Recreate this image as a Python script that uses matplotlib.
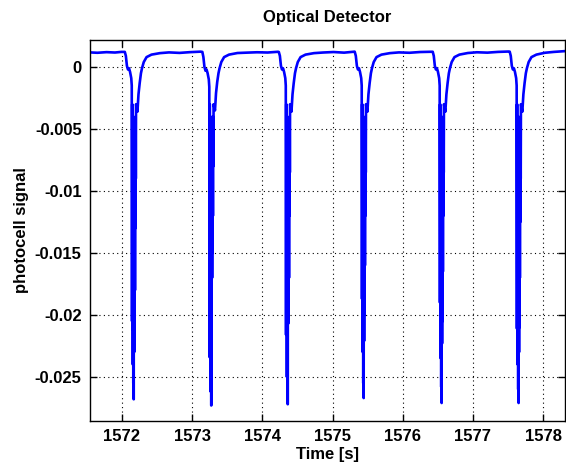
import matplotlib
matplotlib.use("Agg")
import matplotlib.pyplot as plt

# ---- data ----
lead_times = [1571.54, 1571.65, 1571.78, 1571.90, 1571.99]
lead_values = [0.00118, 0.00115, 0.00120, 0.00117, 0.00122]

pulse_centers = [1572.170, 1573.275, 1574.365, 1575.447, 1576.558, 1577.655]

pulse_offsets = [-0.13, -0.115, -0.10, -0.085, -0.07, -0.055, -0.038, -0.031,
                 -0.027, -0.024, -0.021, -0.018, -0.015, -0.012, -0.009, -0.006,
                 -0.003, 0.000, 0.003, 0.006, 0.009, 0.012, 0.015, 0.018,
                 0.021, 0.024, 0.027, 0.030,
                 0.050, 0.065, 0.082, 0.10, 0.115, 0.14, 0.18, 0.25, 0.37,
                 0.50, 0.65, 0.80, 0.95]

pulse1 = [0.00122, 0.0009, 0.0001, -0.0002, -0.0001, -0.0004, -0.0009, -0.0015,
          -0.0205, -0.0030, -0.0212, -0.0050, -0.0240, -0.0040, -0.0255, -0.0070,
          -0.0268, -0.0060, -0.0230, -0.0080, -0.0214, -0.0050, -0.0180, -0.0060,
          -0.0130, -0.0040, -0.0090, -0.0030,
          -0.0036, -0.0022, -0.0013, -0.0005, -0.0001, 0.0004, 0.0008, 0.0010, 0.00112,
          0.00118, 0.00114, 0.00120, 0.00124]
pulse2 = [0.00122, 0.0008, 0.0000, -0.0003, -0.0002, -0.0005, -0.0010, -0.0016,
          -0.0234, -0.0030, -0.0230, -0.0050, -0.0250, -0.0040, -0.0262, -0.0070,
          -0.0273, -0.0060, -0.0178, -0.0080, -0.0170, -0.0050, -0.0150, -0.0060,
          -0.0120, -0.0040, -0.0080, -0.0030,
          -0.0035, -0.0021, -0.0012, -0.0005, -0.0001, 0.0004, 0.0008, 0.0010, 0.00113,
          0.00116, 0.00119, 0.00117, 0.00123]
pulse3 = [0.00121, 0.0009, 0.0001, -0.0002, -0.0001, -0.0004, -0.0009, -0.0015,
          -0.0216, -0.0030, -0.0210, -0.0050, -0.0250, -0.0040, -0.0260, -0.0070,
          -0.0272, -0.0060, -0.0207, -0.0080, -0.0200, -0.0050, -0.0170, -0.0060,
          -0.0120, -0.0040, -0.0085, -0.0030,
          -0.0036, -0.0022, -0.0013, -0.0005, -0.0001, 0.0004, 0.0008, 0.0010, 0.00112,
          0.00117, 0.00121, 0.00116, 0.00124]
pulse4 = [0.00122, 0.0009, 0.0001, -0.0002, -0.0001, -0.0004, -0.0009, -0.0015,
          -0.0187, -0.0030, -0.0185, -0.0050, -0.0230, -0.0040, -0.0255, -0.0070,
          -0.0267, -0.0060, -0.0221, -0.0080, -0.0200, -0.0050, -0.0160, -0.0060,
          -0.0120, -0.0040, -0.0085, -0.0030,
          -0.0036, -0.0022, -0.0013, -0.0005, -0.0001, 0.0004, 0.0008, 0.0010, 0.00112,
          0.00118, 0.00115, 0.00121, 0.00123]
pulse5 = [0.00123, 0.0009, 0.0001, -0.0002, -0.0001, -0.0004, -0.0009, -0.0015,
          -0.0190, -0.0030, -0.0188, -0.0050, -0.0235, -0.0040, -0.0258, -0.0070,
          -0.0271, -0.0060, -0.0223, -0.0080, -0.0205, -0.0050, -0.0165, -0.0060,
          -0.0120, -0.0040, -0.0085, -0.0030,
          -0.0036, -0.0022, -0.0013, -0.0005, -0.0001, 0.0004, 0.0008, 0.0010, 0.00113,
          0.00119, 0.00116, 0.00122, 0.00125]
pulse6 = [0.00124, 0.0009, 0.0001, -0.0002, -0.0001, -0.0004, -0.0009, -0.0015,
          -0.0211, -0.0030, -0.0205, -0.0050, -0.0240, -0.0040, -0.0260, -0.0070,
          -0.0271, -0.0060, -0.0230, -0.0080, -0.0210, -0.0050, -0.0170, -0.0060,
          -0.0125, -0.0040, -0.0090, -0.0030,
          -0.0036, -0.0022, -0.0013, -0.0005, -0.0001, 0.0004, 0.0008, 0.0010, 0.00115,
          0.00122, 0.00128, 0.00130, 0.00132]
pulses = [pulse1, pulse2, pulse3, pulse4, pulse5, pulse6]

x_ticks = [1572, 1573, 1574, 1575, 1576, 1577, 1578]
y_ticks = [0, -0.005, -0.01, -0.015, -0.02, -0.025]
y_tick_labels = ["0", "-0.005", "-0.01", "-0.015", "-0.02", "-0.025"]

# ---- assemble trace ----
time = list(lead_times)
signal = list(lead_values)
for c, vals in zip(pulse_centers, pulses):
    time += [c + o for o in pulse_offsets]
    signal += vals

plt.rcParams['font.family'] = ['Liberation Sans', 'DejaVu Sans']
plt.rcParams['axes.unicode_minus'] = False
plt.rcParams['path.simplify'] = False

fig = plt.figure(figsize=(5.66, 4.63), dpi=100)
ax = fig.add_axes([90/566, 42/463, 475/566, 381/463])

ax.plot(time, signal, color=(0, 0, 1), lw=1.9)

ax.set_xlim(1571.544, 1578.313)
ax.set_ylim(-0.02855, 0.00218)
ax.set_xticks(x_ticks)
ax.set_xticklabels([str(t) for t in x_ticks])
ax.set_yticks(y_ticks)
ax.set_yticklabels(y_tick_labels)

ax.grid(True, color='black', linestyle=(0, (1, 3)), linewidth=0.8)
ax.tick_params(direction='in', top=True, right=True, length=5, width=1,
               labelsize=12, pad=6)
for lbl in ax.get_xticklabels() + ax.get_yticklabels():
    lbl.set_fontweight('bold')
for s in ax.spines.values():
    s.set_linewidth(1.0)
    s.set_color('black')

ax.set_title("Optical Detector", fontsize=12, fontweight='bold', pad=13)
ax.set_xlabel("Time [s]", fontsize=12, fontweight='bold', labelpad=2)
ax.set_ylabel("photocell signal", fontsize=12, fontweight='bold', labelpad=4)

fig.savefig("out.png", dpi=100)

* * *

Return exactly what appears from the opening line of the material through the line with "0.50, 0.65, 0.80, 0.95]", apart from the pictures.

■ **Written response**
Recreate this image as a Python script that uses matplotlib.
import matplotlib
matplotlib.use("Agg")
import matplotlib.pyplot as plt

# ---- data ----
lead_times = [1571.54, 1571.65, 1571.78, 1571.90, 1571.99]
lead_values = [0.00118, 0.00115, 0.00120, 0.00117, 0.00122]

pulse_centers = [1572.170, 1573.275, 1574.365, 1575.447, 1576.558, 1577.655]

pulse_offsets = [-0.13, -0.115, -0.10, -0.085, -0.07, -0.055, -0.038, -0.031,
                 -0.027, -0.024, -0.021, -0.018, -0.015, -0.012, -0.009, -0.006,
                 -0.003, 0.000, 0.003, 0.006, 0.009, 0.012, 0.015, 0.018,
                 0.021, 0.024, 0.027, 0.030,
                 0.050, 0.065, 0.082, 0.10, 0.115, 0.14, 0.18, 0.25, 0.37,
                 0.50, 0.65, 0.80, 0.95]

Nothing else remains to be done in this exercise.